The Canonical Form and Class CanonicalOrdering

Because tmol represents structures with a higher chemical granularity than most other ML packages, it has to resolve the chemical structure of the molecules coming in to it from other sources. Even the process of reading in a PDB file requires this chemical type resolution. The input to tmol's PoseStack construction function is

  1. a CanoncicalOrdering object - This represents an mapping of residues to integers and also a mapping for each residue of the atom names to unique integers.
  2. a PackedBlockTypes object - This is an object containing information about the block (residue) types for a PoseStack. The 'Packed' refers to the fact that this data has been packed into tensors so that it can be processed efficiently on the GPU.
  3. a set of three or more tensors typically bundled together in a dictionary referred to as the "canonical form"

The canonical form dictionary must contain:

  1. "chain_id": a tensor of torch.int32 of size [n_poses x max_n_residues], specifying the chain identifier for each residue in each pose.
  2. "res_types": a tensor of torch.int32 of size [n_poses x max_n_residues], specifying the integer representation of each residue's three-letter code in line with the ordering specified by the CanonicalOrdering object, where masked-out residues are indicated by a sentinel value of -1, and
  3. "coords": a tensor of torch.int32 of size [n_poses x max_n_residues x max_n_atoms_per_residue x 3], where the position in the third dimension is used to indicate which atom is being described, and where atoms that are not being given to tmol should have their coordinates given as numpy.NaN

In addition, the canonical form may also contain:

  1. "disulfides": a tensor of torch.int64 of size [n_dslf x 3] which lists disulfides as tuples of (pose_index, res1_index, res2_index).
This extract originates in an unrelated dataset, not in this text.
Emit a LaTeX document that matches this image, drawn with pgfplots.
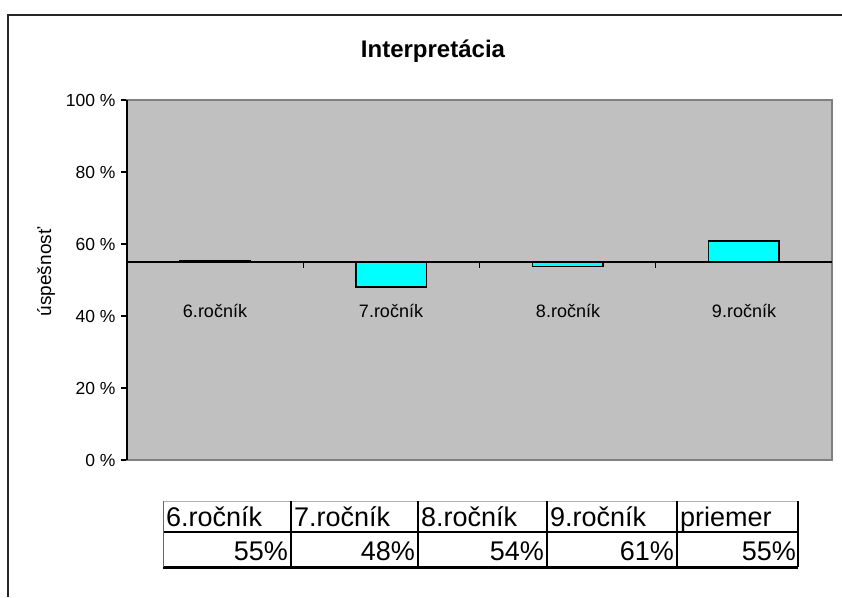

In many modeling problems, the indices of disulfide-bonded residues is known up front and can be given to tmol to avoid the step of detecting disulfide bonds based on distance. There are two reasons to skip this step: 1) it is possible that a model might not place two disulfide-bonded residues close enough together for tmol to declare them to be disulfide-bonded, and thus tmol will be of no help in pushing these residues closer together and 2) this step takes place on the CPU.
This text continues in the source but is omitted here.